Boats over 16 feet must carry signals approved for both daytime and nighttime use — a minimum of three required, in any combination that totals 3 for daytime and 3 for night use. Check your expiration dates!

Navigation Lights—When away from dock between sunset and sunrise, or during periods of heavy fog or rain, recreational boats are required to display navigation lights. A white sternlight should be visible as well as red and green sidelights. The red light indicates the port side of the boat, and the green light marks the starboard side. Carry extra bulbs for your navigation lights.

Bell, Whistle—Every vessel less than 39.4 feet must carry an efficient sound-producing device. Vessels over 39.4 feet but less than 65.6 feet must carry a bell and a whistle.

For information specific to the size of your boat, time of day, type of propulsion, etc., refer to the U.S. Coast Guard website: www.uscgboating.org or to the Virginia Department of Game and Inland Fisheries website: www.dgif.virginia.gov/boating.

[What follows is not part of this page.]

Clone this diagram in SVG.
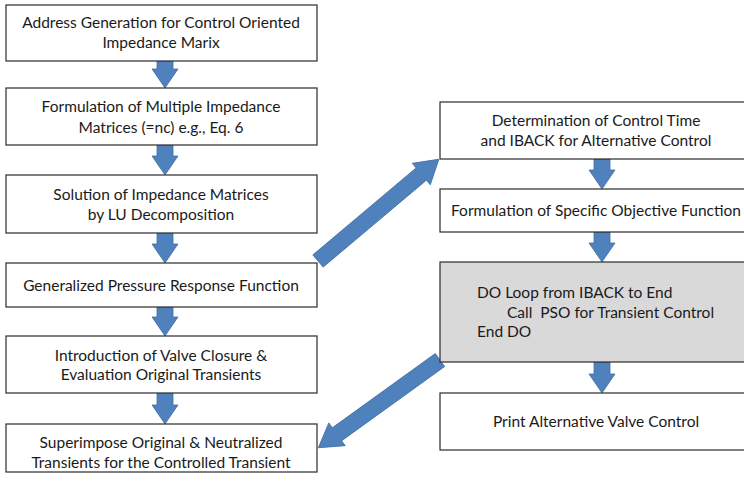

Below is a list of equipment highly recommended by area boaters:

  • Anchor
  • Bailer (bucket)
  • Oars or paddles
  • First aid kit
  • VHF radio
  • Cell Phone
  • Extra fuel and water
  • Tool kit
  • Flashlight
  • Blankets
  • Binoculars
  • Dock lines – minimum of 10 feet
  • Industrial strength wire cutters and tough leather gloves for untangling crab pots
  • Pair of old tennis shoes (in case you run aground on an oyster bed)
  • Battery Jumper Pack

Towing Insurance
Invest in towing insurance to be prepared in the event of a breakdown or loss of fuel. Sea Tow and Boat US are both very reputable companies offering a variety of membership packages. These packages cover services such as unlimited free towing, jump starts, fuel drops, prop disentangling, and navigational assistance. For more information refer to the websites: www.seatow.com or www.boatUS.com/towing.

As you spend time maintaining your vessel, remember the outcome is equal to fun on the water with family and friends. Hopefully these tips will steer you along many memorable adventures and bring you safely to your harbor —every time.